#### Instructions to follow:
Every line from the one holding "What matplotlib code" through the one holding "from matplotlib.patches import Patch" should be returned exactly, both included; the pictures should not.
────────────────────────────────────────
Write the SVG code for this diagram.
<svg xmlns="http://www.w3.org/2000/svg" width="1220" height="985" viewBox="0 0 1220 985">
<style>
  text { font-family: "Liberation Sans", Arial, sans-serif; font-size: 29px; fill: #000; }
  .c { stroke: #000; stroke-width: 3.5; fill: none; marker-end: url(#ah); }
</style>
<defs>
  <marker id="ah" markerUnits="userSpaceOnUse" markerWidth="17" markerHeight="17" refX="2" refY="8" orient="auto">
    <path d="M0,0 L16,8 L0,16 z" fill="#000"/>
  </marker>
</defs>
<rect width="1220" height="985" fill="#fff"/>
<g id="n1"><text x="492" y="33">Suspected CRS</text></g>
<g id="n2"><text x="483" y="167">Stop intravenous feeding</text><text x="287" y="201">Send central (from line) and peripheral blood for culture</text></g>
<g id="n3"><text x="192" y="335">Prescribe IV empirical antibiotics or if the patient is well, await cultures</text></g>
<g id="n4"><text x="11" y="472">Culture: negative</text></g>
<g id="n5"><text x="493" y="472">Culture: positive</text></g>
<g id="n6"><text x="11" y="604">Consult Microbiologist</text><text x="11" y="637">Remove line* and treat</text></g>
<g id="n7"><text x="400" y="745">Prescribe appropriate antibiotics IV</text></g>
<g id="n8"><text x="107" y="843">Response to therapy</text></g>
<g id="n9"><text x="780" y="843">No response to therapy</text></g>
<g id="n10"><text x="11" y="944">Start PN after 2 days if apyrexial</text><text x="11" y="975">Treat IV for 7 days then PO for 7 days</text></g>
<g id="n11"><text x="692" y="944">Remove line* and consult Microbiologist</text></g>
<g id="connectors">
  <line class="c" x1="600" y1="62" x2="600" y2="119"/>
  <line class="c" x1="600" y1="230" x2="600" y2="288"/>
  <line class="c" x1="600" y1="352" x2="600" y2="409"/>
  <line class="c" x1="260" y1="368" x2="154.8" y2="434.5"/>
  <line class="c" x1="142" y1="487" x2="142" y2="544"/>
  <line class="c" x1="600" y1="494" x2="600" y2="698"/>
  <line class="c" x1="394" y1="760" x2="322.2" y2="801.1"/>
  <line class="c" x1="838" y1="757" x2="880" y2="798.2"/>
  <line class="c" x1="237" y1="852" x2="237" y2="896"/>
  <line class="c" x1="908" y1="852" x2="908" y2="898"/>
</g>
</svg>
────────────────────────────────────────
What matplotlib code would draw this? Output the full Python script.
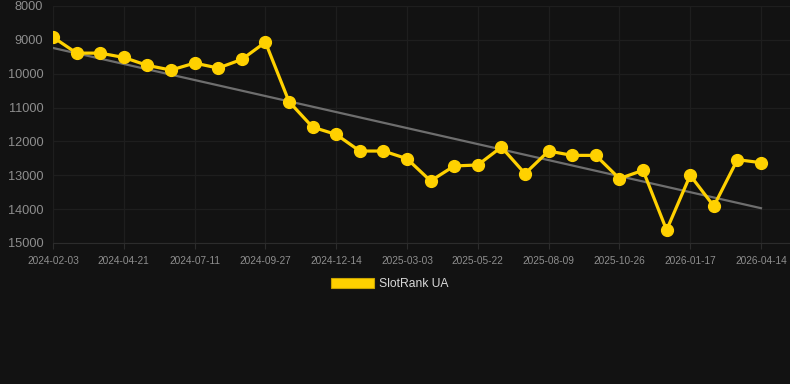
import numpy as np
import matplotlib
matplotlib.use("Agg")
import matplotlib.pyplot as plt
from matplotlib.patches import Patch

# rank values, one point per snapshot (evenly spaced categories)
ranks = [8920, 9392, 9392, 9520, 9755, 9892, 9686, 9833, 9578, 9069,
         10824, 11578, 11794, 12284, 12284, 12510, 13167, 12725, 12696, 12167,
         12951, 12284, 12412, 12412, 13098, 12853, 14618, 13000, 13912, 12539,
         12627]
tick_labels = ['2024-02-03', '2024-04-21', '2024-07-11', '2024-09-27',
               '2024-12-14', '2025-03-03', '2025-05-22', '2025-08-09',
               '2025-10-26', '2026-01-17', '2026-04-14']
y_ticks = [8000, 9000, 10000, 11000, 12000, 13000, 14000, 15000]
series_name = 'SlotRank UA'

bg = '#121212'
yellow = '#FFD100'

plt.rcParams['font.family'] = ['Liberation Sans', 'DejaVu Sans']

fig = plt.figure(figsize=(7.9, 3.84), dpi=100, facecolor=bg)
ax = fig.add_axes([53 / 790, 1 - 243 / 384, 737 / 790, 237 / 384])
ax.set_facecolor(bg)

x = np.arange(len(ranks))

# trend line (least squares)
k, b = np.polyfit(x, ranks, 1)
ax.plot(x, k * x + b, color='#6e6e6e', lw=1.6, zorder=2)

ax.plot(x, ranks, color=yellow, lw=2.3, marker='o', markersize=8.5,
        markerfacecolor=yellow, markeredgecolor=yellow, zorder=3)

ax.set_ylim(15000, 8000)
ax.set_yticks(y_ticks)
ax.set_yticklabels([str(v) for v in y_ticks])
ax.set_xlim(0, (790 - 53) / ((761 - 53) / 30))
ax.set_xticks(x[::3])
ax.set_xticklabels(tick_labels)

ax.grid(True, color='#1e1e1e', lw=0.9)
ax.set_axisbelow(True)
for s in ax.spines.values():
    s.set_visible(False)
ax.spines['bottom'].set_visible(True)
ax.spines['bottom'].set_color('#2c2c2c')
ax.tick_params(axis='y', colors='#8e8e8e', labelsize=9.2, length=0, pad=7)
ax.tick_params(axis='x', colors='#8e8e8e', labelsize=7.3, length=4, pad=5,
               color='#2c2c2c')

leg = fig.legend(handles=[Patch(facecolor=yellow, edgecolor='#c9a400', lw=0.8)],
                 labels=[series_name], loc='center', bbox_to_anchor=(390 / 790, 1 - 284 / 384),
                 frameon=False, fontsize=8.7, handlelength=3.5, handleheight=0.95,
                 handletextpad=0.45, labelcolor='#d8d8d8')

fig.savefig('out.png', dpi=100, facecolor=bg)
────────────────────────────────────────
#### Task output:
What matplotlib code would draw this? Output the full Python script.
import numpy as np
import matplotlib
matplotlib.use("Agg")
import matplotlib.pyplot as plt
from matplotlib.patches import Patch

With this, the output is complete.